Leave out the pictures and repeat the data exactly.
** START Dataset rows **
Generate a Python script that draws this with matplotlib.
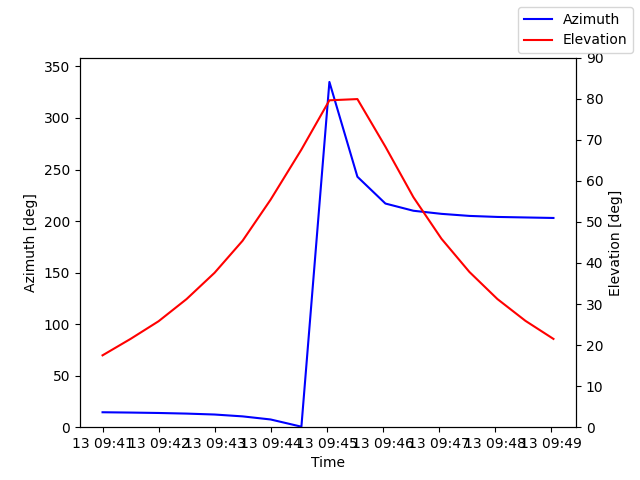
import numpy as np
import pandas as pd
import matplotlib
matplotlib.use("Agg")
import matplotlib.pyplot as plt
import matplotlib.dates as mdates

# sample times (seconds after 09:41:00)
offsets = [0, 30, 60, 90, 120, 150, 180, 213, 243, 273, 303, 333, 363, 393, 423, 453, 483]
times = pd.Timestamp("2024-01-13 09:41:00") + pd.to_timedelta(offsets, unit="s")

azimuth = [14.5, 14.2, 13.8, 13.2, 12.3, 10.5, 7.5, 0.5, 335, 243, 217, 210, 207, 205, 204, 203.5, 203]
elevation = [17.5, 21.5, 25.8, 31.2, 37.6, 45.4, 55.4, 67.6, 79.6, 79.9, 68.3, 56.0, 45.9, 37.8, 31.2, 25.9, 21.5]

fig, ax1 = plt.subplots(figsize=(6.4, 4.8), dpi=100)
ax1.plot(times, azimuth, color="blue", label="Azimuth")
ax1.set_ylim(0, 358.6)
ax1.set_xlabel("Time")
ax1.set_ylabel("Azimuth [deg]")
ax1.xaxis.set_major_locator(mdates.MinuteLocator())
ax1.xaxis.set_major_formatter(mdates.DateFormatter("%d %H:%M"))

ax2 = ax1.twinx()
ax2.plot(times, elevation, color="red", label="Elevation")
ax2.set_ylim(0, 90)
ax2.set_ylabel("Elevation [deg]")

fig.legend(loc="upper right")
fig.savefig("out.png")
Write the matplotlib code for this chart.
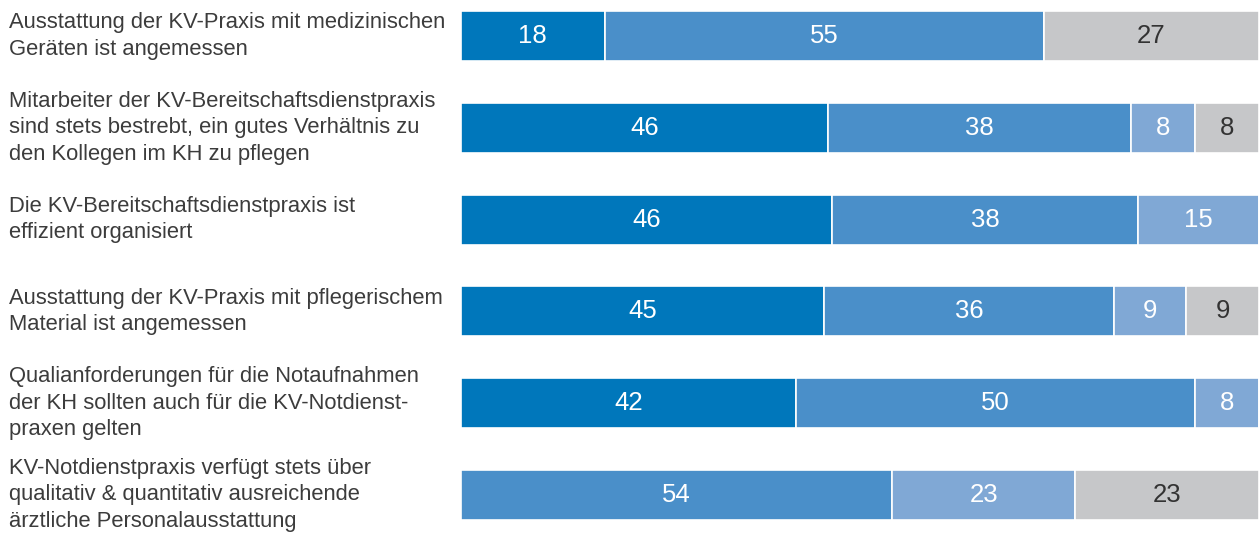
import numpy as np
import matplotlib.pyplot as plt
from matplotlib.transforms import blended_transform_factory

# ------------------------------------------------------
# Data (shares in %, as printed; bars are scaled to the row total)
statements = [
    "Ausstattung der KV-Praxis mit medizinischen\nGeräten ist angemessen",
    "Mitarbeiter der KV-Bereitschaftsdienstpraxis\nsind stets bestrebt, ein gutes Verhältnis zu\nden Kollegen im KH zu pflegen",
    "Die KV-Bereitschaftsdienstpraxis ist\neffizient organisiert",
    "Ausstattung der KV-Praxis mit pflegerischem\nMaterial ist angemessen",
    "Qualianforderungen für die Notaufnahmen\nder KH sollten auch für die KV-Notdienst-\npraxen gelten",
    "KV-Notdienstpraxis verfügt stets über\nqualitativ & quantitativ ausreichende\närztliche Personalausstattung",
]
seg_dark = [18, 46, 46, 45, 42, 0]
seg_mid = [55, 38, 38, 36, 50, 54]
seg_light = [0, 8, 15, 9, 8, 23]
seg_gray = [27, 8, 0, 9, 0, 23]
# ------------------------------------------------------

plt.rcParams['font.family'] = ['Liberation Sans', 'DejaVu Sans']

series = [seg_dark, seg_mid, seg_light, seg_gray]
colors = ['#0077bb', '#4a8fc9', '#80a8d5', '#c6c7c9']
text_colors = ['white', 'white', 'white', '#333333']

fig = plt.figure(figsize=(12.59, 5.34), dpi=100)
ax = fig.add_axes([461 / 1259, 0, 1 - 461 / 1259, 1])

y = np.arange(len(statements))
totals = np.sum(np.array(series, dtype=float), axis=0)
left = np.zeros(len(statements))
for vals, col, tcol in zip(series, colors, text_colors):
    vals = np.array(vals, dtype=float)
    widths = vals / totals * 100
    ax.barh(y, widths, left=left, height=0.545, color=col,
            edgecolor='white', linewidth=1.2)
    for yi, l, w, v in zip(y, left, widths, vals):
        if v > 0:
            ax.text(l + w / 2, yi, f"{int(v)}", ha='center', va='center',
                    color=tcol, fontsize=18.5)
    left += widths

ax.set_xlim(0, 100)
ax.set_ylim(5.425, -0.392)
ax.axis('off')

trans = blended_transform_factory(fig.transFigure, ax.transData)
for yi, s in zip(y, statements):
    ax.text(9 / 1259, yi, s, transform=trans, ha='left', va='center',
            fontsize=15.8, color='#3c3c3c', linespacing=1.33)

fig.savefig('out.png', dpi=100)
** END Dataset rows **
■ **Final result**
Generate a Python script that draws this with matplotlib.
import numpy as np
import pandas as pd
import matplotlib
matplotlib.use("Agg")
import matplotlib.pyplot as plt
import matplotlib.dates as mdates

# sample times (seconds after 09:41:00)
offsets = [0, 30, 60, 90, 120, 150, 180, 213, 243, 273, 303, 333, 363, 393, 423, 453, 483]
times = pd.Timestamp("2024-01-13 09:41:00") + pd.to_timedelta(offsets, unit="s")

azimuth = [14.5, 14.2, 13.8, 13.2, 12.3, 10.5, 7.5, 0.5, 335, 243, 217, 210, 207, 205, 204, 203.5, 203]
elevation = [17.5, 21.5, 25.8, 31.2, 37.6, 45.4, 55.4, 67.6, 79.6, 79.9, 68.3, 56.0, 45.9, 37.8, 31.2, 25.9, 21.5]

fig, ax1 = plt.subplots(figsize=(6.4, 4.8), dpi=100)
ax1.plot(times, azimuth, color="blue", label="Azimuth")
ax1.set_ylim(0, 358.6)
ax1.set_xlabel("Time")
ax1.set_ylabel("Azimuth [deg]")
ax1.xaxis.set_major_locator(mdates.MinuteLocator())
ax1.xaxis.set_major_formatter(mdates.DateFormatter("%d %H:%M"))

ax2 = ax1.twinx()
ax2.plot(times, elevation, color="red", label="Elevation")
ax2.set_ylim(0, 90)
ax2.set_ylabel("Elevation [deg]")

fig.legend(loc="upper right")
fig.savefig("out.png")
Write the matplotlib code for this chart.
import numpy as np
import matplotlib.pyplot as plt
from matplotlib.transforms import blended_transform_factory

# ------------------------------------------------------
# Data (shares in %, as printed; bars are scaled to the row total)
statements = [
    "Ausstattung der KV-Praxis mit medizinischen\nGeräten ist angemessen",
    "Mitarbeiter der KV-Bereitschaftsdienstpraxis\nsind stets bestrebt, ein gutes Verhältnis zu\nden Kollegen im KH zu pflegen",
    "Die KV-Bereitschaftsdienstpraxis ist\neffizient organisiert",
    "Ausstattung der KV-Praxis mit pflegerischem\nMaterial ist angemessen",
    "Qualianforderungen für die Notaufnahmen\nder KH sollten auch für die KV-Notdienst-\npraxen gelten",
    "KV-Notdienstpraxis verfügt stets über\nqualitativ & quantitativ ausreichende\närztliche Personalausstattung",
]
seg_dark = [18, 46, 46, 45, 42, 0]
seg_mid = [55, 38, 38, 36, 50, 54]
seg_light = [0, 8, 15, 9, 8, 23]
seg_gray = [27, 8, 0, 9, 0, 23]
# ------------------------------------------------------

plt.rcParams['font.family'] = ['Liberation Sans', 'DejaVu Sans']

series = [seg_dark, seg_mid, seg_light, seg_gray]
colors = ['#0077bb', '#4a8fc9', '#80a8d5', '#c6c7c9']
text_colors = ['white', 'white', 'white', '#333333']

fig = plt.figure(figsize=(12.59, 5.34), dpi=100)
ax = fig.add_axes([461 / 1259, 0, 1 - 461 / 1259, 1])

y = np.arange(len(statements))
totals = np.sum(np.array(series, dtype=float), axis=0)
left = np.zeros(len(statements))
for vals, col, tcol in zip(series, colors, text_colors):
    vals = np.array(vals, dtype=float)
    widths = vals / totals * 100
    ax.barh(y, widths, left=left, height=0.545, color=col,
            edgecolor='white', linewidth=1.2)
    for yi, l, w, v in zip(y, left, widths, vals):
        if v > 0:
            ax.text(l + w / 2, yi, f"{int(v)}", ha='center', va='center',
                    color=tcol, fontsize=18.5)
    left += widths

ax.set_xlim(0, 100)
ax.set_ylim(5.425, -0.392)
ax.axis('off')

trans = blended_transform_factory(fig.transFigure, ax.transData)
for yi, s in zip(y, statements):
    ax.text(9 / 1259, yi, s, transform=trans, ha='left', va='center',
            fontsize=15.8, color='#3c3c3c', linespacing=1.33)

fig.savefig('out.png', dpi=100)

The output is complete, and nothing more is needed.